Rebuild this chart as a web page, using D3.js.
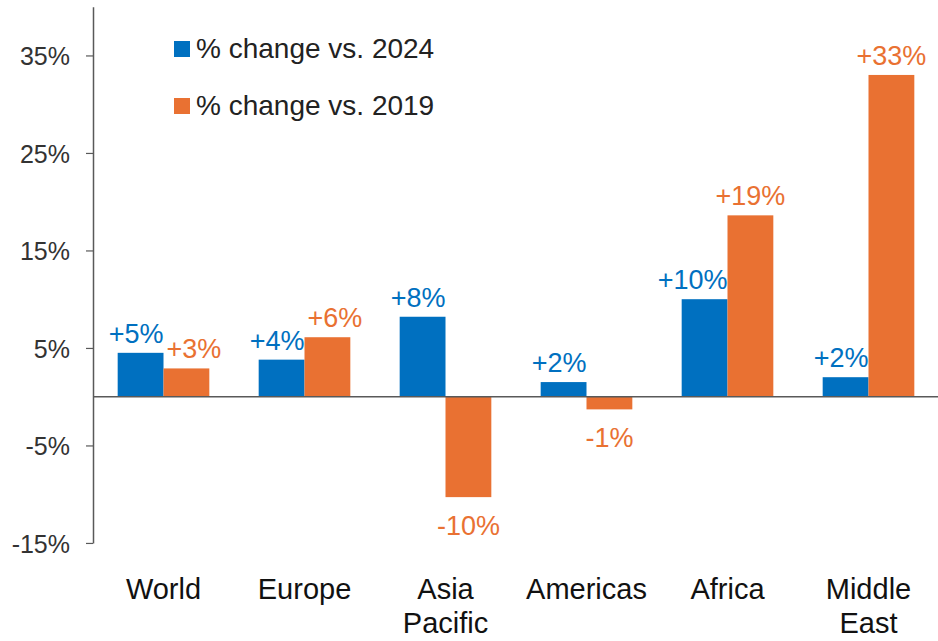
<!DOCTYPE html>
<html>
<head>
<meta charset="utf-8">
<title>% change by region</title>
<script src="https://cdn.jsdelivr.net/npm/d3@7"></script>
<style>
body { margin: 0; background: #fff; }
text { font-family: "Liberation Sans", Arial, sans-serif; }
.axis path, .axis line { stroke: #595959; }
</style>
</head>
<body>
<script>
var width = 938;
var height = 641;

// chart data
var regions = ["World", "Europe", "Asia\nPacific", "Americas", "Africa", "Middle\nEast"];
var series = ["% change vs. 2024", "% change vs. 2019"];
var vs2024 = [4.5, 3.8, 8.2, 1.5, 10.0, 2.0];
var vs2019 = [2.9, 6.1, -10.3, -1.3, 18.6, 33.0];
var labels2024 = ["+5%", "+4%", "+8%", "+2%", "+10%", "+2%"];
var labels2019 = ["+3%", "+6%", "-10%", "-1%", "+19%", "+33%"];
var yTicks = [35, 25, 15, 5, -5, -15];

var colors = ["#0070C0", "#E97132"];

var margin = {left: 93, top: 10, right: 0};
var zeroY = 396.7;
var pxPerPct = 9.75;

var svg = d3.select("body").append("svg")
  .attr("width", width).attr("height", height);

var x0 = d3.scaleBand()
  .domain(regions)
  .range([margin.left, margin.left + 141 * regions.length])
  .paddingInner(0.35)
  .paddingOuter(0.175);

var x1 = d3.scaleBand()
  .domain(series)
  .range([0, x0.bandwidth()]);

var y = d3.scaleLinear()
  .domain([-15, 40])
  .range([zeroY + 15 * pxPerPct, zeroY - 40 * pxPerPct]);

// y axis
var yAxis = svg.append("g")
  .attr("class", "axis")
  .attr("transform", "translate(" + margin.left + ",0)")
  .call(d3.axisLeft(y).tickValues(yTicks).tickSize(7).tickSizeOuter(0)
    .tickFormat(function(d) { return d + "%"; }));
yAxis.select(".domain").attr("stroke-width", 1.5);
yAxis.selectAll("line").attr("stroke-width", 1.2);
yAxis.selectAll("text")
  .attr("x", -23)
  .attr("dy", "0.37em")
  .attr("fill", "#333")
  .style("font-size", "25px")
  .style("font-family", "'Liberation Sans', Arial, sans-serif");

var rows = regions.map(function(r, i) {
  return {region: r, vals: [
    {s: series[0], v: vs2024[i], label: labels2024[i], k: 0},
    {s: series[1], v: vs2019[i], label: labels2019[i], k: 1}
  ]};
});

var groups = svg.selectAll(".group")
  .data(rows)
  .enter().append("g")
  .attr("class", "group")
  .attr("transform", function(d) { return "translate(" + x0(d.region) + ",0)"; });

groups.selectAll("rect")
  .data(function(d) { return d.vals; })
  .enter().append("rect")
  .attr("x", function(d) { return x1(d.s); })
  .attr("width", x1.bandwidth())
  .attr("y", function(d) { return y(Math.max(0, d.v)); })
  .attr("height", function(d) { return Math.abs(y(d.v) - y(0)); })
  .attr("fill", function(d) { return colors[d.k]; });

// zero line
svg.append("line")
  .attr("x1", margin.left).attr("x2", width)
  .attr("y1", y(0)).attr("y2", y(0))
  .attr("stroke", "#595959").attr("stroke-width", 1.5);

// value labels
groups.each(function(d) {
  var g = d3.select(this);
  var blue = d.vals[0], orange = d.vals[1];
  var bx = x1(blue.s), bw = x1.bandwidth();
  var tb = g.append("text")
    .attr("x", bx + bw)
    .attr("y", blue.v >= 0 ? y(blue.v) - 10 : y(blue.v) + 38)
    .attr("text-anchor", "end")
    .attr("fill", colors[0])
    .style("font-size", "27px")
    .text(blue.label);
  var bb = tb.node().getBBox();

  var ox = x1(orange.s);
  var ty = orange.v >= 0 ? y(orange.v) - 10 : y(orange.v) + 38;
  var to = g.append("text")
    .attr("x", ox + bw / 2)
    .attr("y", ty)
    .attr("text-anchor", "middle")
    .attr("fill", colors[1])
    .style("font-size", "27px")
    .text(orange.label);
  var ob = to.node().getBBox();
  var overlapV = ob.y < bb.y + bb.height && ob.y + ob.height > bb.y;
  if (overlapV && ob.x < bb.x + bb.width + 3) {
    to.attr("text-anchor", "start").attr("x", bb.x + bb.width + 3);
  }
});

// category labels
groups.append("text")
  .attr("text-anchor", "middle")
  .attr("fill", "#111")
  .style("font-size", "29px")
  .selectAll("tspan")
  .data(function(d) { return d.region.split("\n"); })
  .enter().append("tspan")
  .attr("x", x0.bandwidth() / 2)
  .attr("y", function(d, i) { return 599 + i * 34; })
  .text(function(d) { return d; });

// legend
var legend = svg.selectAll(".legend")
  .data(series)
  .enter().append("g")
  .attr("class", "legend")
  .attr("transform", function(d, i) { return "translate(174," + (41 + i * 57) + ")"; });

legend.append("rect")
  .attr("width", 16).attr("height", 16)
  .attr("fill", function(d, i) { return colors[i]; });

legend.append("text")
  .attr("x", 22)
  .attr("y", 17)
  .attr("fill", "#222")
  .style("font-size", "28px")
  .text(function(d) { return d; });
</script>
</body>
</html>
********************
--- Given request ---
Write the listing out a second time exactly, dropping all images.

--- Full solution ---
Rebuild this chart as a web page, using D3.js.
<!DOCTYPE html>
<html>
<head>
<meta charset="utf-8">
<title>% change by region</title>
<script src="https://cdn.jsdelivr.net/npm/d3@7"></script>
<style>
body { margin: 0; background: #fff; }
text { font-family: "Liberation Sans", Arial, sans-serif; }
.axis path, .axis line { stroke: #595959; }
</style>
</head>
<body>
<script>
var width = 938;
var height = 641;

// chart data
var regions = ["World", "Europe", "Asia\nPacific", "Americas", "Africa", "Middle\nEast"];
var series = ["% change vs. 2024", "% change vs. 2019"];
var vs2024 = [4.5, 3.8, 8.2, 1.5, 10.0, 2.0];
var vs2019 = [2.9, 6.1, -10.3, -1.3, 18.6, 33.0];
var labels2024 = ["+5%", "+4%", "+8%", "+2%", "+10%", "+2%"];
var labels2019 = ["+3%", "+6%", "-10%", "-1%", "+19%", "+33%"];
var yTicks = [35, 25, 15, 5, -5, -15];

var colors = ["#0070C0", "#E97132"];

var margin = {left: 93, top: 10, right: 0};
var zeroY = 396.7;
var pxPerPct = 9.75;

var svg = d3.select("body").append("svg")
  .attr("width", width).attr("height", height);

var x0 = d3.scaleBand()
  .domain(regions)
  .range([margin.left, margin.left + 141 * regions.length])
  .paddingInner(0.35)
  .paddingOuter(0.175);

var x1 = d3.scaleBand()
  .domain(series)
  .range([0, x0.bandwidth()]);

var y = d3.scaleLinear()
  .domain([-15, 40])
  .range([zeroY + 15 * pxPerPct, zeroY - 40 * pxPerPct]);

// y axis
var yAxis = svg.append("g")
  .attr("class", "axis")
  .attr("transform", "translate(" + margin.left + ",0)")
  .call(d3.axisLeft(y).tickValues(yTicks).tickSize(7).tickSizeOuter(0)
    .tickFormat(function(d) { return d + "%"; }));
yAxis.select(".domain").attr("stroke-width", 1.5);
yAxis.selectAll("line").attr("stroke-width", 1.2);
yAxis.selectAll("text")
  .attr("x", -23)
  .attr("dy", "0.37em")
  .attr("fill", "#333")
  .style("font-size", "25px")
  .style("font-family", "'Liberation Sans', Arial, sans-serif");

var rows = regions.map(function(r, i) {
  return {region: r, vals: [
    {s: series[0], v: vs2024[i], label: labels2024[i], k: 0},
    {s: series[1], v: vs2019[i], label: labels2019[i], k: 1}
  ]};
});

var groups = svg.selectAll(".group")
  .data(rows)
  .enter().append("g")
  .attr("class", "group")
  .attr("transform", function(d) { return "translate(" + x0(d.region) + ",0)"; });

groups.selectAll("rect")
  .data(function(d) { return d.vals; })
  .enter().append("rect")
  .attr("x", function(d) { return x1(d.s); })
  .attr("width", x1.bandwidth())
  .attr("y", function(d) { return y(Math.max(0, d.v)); })
  .attr("height", function(d) { return Math.abs(y(d.v) - y(0)); })
  .attr("fill", function(d) { return colors[d.k]; });

// zero line
svg.append("line")
  .attr("x1", margin.left).attr("x2", width)
  .attr("y1", y(0)).attr("y2", y(0))
  .attr("stroke", "#595959").attr("stroke-width", 1.5);

// value labels
groups.each(function(d) {
  var g = d3.select(this);
  var blue = d.vals[0], orange = d.vals[1];
  var bx = x1(blue.s), bw = x1.bandwidth();
  var tb = g.append("text")
    .attr("x", bx + bw)
    .attr("y", blue.v >= 0 ? y(blue.v) - 10 : y(blue.v) + 38)
    .attr("text-anchor", "end")
    .attr("fill", colors[0])
    .style("font-size", "27px")
    .text(blue.label);
  var bb = tb.node().getBBox();

  var ox = x1(orange.s);
  var ty = orange.v >= 0 ? y(orange.v) - 10 : y(orange.v) + 38;
  var to = g.append("text")
    .attr("x", ox + bw / 2)
    .attr("y", ty)
    .attr("text-anchor", "middle")
    .attr("fill", colors[1])
    .style("font-size", "27px")
    .text(orange.label);
  var ob = to.node().getBBox();
  var overlapV = ob.y < bb.y + bb.height && ob.y + ob.height > bb.y;
  if (overlapV && ob.x < bb.x + bb.width + 3) {
    to.attr("text-anchor", "start").attr("x", bb.x + bb.width + 3);
  }
});

// category labels
groups.append("text")
  .attr("text-anchor", "middle")
  .attr("fill", "#111")
  .style("font-size", "29px")
  .selectAll("tspan")
  .data(function(d) { return d.region.split("\n"); })
  .enter().append("tspan")
  .attr("x", x0.bandwidth() / 2)
  .attr("y", function(d, i) { return 599 + i * 34; })
  .text(function(d) { return d; });

// legend
var legend = svg.selectAll(".legend")
  .data(series)
  .enter().append("g")
  .attr("class", "legend")
  .attr("transform", function(d, i) { return "translate(174," + (41 + i * 57) + ")"; });

legend.append("rect")
  .attr("width", 16).attr("height", 16)
  .attr("fill", function(d, i) { return colors[i]; });

legend.append("text")
  .attr("x", 22)
  .attr("y", 17)
  .attr("fill", "#222")
  .style("font-size", "28px")
  .text(function(d) { return d; });
</script>
</body>
</html>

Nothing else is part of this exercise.